Comme tous les jours, des dizaines de jeunes, le nez collé à leur écran, surfent sur internet. Mais rien de pornographique à l'horizon.

Assis dans des box, les jeunes, la souris nerveuse, se divertissent avec des jeux en ligne comme «Counter Strike» (jeu de tirs), d'autres «chattent» ou vérifient leurs courriels sur le site social Facebook.

«Auparavant, tout le monde pouvait accéder à des sites au contenu sexuel. Certains venaient expressément dans les cafés pour ça, ajoute Ali. Aujourd'hui, c'est fini et c'est mieux comme ça».

Quand certains propriétaires de café tentaient d'empêcher l'accès à ces contenus, «ils étaient menacés. Ceux appartenant à des familles puissantes de Gaza leur disaient qu'ils allaient briser les vitres de leur magasin».

De nombreux cafés de la bande de Gaza ont à l'inverse fait l'objet d'attentats à la bombe, commis par des groupuscules extrémistes aux noms obscurs comme «Les épées de la vérité», qui se sont fait un devoir de lutter contre la pornographie.

Mi-mai, le ministère des Télécommunications du Hamas a signé un accord avec la société des Télécommunications palestinienne Paltel pour «protéger les fils du peuple palestinien, consolider la morale et les idéaux nationaux palestiniens», selon le texte du mémorandum obtenu par l'AFP.

Aux termes de cet accord, Paltel, l'unique fournisseur internet dans les territoires palestiniens pour les particuliers, filtre les connections à Gaza, empêchant d'accéder aux sites pornographiques.

«La société palestinienne souffre de ces sites immoraux. Nous avons donc pris cette décision pour protéger la morale et nous poursuivrons cette politique», affirme à l'AFP le ministre des Télécommunications du Hamas, Youssef al-Mansi.

«Après un an de discussion avec Paltel, nous avons enfin réussi à les bloquer», se félicite-t-il.

Mais les utilisateurs se plaignent car les connections sont devenues très lentes.

Le gouvernement du Hamas nous «a demandé de bloquer l'accès à ces sites pour tous les abonnés haut débit mais Paltel ne peut installer un filtre gérant plus de 5.000 abonnés», explique Charhabil al-Zaïm, membre de la direction de Paltel et conseiller juridique.
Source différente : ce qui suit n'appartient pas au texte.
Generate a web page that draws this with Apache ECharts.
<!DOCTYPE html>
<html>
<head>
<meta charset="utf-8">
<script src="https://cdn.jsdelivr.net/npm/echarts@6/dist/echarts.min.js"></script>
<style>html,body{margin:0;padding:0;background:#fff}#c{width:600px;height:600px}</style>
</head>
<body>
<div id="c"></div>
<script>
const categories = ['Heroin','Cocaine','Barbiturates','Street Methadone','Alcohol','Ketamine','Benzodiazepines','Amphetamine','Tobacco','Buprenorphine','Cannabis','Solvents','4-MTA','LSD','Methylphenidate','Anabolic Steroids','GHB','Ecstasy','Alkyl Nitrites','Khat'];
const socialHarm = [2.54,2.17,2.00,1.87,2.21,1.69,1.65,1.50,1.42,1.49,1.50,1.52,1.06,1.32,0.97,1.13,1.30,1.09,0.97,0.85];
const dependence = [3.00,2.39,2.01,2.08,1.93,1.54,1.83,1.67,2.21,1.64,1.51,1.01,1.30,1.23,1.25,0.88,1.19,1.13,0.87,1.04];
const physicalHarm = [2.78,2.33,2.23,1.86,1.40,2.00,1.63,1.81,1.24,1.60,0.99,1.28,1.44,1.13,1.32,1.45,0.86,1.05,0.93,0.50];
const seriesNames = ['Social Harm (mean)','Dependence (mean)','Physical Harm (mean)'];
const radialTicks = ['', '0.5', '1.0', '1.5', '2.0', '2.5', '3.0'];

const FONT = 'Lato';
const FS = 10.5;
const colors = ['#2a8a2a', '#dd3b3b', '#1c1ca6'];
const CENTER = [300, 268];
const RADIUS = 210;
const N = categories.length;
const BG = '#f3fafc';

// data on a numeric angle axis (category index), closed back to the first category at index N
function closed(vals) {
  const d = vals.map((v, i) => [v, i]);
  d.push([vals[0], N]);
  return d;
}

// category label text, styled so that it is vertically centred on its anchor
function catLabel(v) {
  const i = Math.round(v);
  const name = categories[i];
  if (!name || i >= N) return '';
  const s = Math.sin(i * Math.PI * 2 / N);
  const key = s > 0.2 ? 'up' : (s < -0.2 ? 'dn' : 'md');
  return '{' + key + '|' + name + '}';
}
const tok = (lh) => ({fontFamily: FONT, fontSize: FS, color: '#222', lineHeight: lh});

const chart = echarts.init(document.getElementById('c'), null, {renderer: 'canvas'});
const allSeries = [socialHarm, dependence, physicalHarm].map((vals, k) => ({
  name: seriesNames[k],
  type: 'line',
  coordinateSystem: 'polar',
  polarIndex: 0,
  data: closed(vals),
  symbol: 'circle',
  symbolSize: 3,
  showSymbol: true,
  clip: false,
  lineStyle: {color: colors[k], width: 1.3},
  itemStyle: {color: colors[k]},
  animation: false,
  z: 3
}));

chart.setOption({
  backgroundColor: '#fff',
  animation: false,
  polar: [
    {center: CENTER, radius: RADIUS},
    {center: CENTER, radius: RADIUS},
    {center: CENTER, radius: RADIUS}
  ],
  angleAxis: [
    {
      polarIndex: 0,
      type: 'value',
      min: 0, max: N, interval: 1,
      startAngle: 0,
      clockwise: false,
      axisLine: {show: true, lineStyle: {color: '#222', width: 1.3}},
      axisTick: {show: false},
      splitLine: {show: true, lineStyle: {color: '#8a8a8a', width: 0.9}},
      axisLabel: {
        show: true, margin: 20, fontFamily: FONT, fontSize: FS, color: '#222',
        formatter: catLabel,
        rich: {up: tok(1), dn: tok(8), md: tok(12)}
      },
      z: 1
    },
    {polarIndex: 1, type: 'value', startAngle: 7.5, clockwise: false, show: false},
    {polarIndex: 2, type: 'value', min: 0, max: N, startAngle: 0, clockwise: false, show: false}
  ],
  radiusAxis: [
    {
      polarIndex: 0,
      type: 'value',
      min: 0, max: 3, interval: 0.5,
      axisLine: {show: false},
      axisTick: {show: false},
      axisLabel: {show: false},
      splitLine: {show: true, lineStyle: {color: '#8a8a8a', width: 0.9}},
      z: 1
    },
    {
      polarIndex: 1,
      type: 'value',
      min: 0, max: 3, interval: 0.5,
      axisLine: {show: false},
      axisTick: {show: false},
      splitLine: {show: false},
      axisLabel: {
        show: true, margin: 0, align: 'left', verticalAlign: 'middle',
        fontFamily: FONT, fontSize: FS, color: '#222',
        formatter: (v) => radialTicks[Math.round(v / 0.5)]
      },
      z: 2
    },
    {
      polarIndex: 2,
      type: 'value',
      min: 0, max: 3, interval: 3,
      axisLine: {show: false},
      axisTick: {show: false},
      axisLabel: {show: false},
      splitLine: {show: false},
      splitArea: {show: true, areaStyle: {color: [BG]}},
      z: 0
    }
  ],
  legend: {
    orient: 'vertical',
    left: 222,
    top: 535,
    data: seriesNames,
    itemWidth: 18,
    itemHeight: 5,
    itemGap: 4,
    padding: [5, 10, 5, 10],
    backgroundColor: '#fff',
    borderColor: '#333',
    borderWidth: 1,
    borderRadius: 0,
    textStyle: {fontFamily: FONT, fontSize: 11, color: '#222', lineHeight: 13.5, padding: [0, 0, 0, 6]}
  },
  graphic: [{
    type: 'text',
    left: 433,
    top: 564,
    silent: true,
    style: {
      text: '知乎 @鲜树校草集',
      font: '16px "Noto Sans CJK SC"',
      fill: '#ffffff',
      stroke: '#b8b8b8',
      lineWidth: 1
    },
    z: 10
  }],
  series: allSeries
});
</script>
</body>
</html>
Une capacité dérisoire face au nombre d'abonnés ADSL dans la bande de Gaza qui s'élève, selon une source au sein de Paltel, à plus de 50.000. Quelque 1,5 millions de personnes au total peuplent ce petit territoire.

«Depuis deux semaines, internet est très lent. Les gens ne veulent pas attendre deux heures pour ouvrir une page», proteste Mohammed, un autre propriétaire d'un café internet près de l'Université islamique.

«C'est très bien de bloquer les sites pornographiques, mais ils ne savent pas comment le faire et détruisent notre business, ajoute le jeune homme. Cela pose problème aux étudiants, pour qui internet est indispensable, et aux entreprises».

Sans compter que de nombreux abonnés ont déjà trouvé la parade pour accéder aux pages désirées: un programme téléchargeable sur de nombreux sites permettant de contourner le filtre.